> Provided material
§ §

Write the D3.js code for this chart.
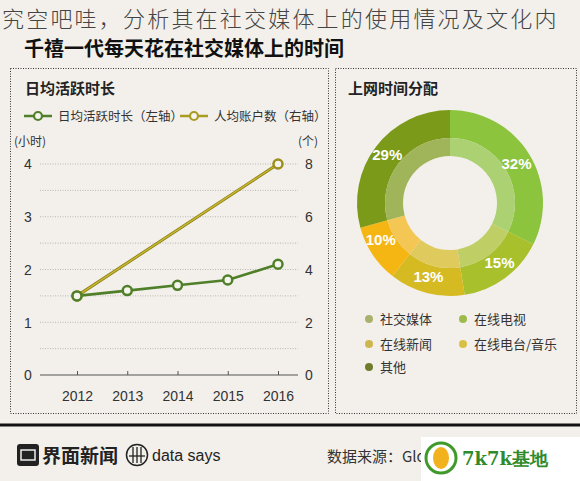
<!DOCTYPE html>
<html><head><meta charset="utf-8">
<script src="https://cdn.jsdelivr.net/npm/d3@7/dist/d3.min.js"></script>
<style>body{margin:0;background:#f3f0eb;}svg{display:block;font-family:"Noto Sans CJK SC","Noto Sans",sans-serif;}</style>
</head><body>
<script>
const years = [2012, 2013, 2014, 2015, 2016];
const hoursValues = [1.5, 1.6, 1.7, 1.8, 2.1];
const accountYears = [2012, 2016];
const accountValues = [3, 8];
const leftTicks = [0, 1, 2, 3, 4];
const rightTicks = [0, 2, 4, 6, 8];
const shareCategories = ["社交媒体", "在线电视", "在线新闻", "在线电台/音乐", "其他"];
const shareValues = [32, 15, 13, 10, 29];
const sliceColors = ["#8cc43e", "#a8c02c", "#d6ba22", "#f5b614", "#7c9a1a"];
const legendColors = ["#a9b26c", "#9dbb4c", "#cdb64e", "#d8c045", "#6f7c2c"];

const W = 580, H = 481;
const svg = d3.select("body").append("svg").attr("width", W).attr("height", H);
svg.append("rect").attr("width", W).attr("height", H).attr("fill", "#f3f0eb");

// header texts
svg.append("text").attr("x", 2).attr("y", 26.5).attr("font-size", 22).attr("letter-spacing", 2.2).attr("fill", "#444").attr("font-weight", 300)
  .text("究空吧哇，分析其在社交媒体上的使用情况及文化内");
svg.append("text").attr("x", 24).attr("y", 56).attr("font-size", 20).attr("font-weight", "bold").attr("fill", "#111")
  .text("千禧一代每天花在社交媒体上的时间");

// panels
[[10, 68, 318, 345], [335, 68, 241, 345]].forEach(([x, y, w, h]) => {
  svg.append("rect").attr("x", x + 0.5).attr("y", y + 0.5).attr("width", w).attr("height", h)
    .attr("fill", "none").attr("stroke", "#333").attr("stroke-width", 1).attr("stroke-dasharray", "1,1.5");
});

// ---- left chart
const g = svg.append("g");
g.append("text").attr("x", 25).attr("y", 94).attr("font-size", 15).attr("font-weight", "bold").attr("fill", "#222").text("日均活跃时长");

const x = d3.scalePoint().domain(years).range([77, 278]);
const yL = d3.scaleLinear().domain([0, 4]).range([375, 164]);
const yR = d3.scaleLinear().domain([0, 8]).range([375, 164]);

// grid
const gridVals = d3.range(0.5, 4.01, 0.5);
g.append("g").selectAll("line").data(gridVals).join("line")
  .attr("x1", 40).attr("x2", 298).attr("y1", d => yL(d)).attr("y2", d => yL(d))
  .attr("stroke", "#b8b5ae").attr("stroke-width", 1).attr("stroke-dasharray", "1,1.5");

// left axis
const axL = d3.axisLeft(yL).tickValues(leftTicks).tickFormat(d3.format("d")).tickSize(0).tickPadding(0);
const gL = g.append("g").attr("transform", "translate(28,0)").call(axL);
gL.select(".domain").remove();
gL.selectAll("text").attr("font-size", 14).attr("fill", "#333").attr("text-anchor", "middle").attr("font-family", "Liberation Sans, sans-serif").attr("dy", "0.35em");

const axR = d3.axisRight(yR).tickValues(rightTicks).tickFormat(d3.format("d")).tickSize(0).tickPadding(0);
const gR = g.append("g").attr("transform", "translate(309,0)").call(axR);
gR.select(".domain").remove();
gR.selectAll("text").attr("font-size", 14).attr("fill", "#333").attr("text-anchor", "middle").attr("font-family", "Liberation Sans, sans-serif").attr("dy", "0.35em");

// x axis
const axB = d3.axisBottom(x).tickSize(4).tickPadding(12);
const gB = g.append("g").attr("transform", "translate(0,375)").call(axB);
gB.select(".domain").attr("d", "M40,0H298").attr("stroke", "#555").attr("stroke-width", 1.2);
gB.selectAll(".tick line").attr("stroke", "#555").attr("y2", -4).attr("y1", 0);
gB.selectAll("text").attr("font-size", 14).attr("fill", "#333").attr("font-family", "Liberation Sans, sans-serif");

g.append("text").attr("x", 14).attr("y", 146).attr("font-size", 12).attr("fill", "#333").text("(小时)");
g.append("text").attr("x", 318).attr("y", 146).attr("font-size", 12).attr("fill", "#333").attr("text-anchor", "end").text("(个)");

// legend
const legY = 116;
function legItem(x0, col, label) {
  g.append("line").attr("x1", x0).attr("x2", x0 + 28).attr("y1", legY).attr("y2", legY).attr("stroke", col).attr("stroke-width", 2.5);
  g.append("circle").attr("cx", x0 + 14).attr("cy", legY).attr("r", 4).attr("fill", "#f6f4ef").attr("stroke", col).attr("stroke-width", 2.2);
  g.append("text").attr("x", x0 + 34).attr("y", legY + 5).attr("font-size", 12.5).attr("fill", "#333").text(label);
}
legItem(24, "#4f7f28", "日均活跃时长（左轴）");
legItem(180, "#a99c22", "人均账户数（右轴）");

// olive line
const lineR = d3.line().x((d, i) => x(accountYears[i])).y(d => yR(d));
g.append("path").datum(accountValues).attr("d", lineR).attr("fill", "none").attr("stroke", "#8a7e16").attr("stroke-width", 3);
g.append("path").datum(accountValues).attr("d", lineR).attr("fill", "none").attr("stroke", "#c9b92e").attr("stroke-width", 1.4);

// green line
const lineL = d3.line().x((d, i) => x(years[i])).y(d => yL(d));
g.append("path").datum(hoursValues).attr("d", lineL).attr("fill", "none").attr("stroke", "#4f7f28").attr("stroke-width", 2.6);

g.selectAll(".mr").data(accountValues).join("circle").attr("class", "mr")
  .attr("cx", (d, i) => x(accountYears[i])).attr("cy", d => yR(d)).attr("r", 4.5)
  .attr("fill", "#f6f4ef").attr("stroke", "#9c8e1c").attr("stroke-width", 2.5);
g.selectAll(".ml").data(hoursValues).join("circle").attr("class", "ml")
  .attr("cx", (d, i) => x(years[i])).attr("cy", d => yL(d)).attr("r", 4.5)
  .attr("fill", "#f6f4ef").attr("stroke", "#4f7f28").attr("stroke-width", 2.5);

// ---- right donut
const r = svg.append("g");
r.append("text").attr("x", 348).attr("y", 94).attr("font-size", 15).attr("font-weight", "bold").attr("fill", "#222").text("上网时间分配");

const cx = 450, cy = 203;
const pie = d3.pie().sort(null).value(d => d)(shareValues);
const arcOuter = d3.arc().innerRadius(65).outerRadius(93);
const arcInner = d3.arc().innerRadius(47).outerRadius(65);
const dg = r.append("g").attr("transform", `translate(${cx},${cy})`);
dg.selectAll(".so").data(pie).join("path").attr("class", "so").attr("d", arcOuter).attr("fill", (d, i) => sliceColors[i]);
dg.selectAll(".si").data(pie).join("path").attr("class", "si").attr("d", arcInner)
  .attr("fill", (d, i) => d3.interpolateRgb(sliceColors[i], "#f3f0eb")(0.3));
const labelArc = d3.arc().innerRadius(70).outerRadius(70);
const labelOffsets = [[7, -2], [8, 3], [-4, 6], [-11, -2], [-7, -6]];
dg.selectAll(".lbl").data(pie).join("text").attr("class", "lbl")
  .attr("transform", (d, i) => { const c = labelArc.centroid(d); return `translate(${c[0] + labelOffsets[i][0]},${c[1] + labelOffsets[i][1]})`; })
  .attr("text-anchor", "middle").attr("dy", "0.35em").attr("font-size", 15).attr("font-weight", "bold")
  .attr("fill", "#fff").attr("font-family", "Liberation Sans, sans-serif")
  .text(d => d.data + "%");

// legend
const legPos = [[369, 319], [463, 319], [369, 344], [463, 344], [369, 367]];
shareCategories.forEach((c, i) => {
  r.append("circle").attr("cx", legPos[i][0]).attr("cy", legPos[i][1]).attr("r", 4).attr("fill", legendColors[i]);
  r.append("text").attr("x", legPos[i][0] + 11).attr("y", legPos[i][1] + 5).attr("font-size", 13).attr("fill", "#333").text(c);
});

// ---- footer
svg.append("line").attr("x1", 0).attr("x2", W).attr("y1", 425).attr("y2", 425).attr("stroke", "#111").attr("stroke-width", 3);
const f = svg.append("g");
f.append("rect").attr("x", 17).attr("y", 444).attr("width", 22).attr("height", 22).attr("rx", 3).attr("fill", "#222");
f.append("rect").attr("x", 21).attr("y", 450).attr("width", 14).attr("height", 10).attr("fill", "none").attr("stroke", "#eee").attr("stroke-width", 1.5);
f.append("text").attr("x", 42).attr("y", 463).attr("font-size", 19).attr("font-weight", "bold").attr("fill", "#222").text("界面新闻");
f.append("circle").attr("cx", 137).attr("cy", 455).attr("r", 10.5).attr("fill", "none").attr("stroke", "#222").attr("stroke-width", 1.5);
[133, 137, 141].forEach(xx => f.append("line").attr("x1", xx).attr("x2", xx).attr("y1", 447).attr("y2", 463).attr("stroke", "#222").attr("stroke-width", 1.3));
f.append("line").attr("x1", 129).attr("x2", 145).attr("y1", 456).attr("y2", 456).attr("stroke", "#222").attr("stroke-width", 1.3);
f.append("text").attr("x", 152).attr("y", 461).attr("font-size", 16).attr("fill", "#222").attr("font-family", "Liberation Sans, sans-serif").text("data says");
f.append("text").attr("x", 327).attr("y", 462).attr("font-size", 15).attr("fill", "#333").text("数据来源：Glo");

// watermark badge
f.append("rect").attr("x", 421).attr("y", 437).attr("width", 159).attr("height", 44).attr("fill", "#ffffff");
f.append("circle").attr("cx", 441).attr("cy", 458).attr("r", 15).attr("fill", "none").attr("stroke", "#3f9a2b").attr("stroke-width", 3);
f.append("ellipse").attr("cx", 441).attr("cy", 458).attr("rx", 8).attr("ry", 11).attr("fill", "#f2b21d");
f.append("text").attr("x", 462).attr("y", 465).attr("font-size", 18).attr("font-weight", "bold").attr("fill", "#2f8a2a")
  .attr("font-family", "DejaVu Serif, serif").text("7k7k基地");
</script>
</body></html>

§ §

> What is required
With the pictures left out, restate word for word every line of the data above, from the first down to the line that contains "const yR = d3.scaleLinear().domain([0, 8]).range([375, 164]);".

> Result of this task
Write the D3.js code for this chart.
<!DOCTYPE html>
<html><head><meta charset="utf-8">
<script src="https://cdn.jsdelivr.net/npm/d3@7/dist/d3.min.js"></script>
<style>body{margin:0;background:#f3f0eb;}svg{display:block;font-family:"Noto Sans CJK SC","Noto Sans",sans-serif;}</style>
</head><body>
<script>
const years = [2012, 2013, 2014, 2015, 2016];
const hoursValues = [1.5, 1.6, 1.7, 1.8, 2.1];
const accountYears = [2012, 2016];
const accountValues = [3, 8];
const leftTicks = [0, 1, 2, 3, 4];
const rightTicks = [0, 2, 4, 6, 8];
const shareCategories = ["社交媒体", "在线电视", "在线新闻", "在线电台/音乐", "其他"];
const shareValues = [32, 15, 13, 10, 29];
const sliceColors = ["#8cc43e", "#a8c02c", "#d6ba22", "#f5b614", "#7c9a1a"];
const legendColors = ["#a9b26c", "#9dbb4c", "#cdb64e", "#d8c045", "#6f7c2c"];

const W = 580, H = 481;
const svg = d3.select("body").append("svg").attr("width", W).attr("height", H);
svg.append("rect").attr("width", W).attr("height", H).attr("fill", "#f3f0eb");

// header texts
svg.append("text").attr("x", 2).attr("y", 26.5).attr("font-size", 22).attr("letter-spacing", 2.2).attr("fill", "#444").attr("font-weight", 300)
  .text("究空吧哇，分析其在社交媒体上的使用情况及文化内");
svg.append("text").attr("x", 24).attr("y", 56).attr("font-size", 20).attr("font-weight", "bold").attr("fill", "#111")
  .text("千禧一代每天花在社交媒体上的时间");

// panels
[[10, 68, 318, 345], [335, 68, 241, 345]].forEach(([x, y, w, h]) => {
  svg.append("rect").attr("x", x + 0.5).attr("y", y + 0.5).attr("width", w).attr("height", h)
    .attr("fill", "none").attr("stroke", "#333").attr("stroke-width", 1).attr("stroke-dasharray", "1,1.5");
});

// ---- left chart
const g = svg.append("g");
g.append("text").attr("x", 25).attr("y", 94).attr("font-size", 15).attr("font-weight", "bold").attr("fill", "#222").text("日均活跃时长");

const x = d3.scalePoint().domain(years).range([77, 278]);
const yL = d3.scaleLinear().domain([0, 4]).range([375, 164]);
const yR = d3.scaleLinear().domain([0, 8]).range([375, 164]);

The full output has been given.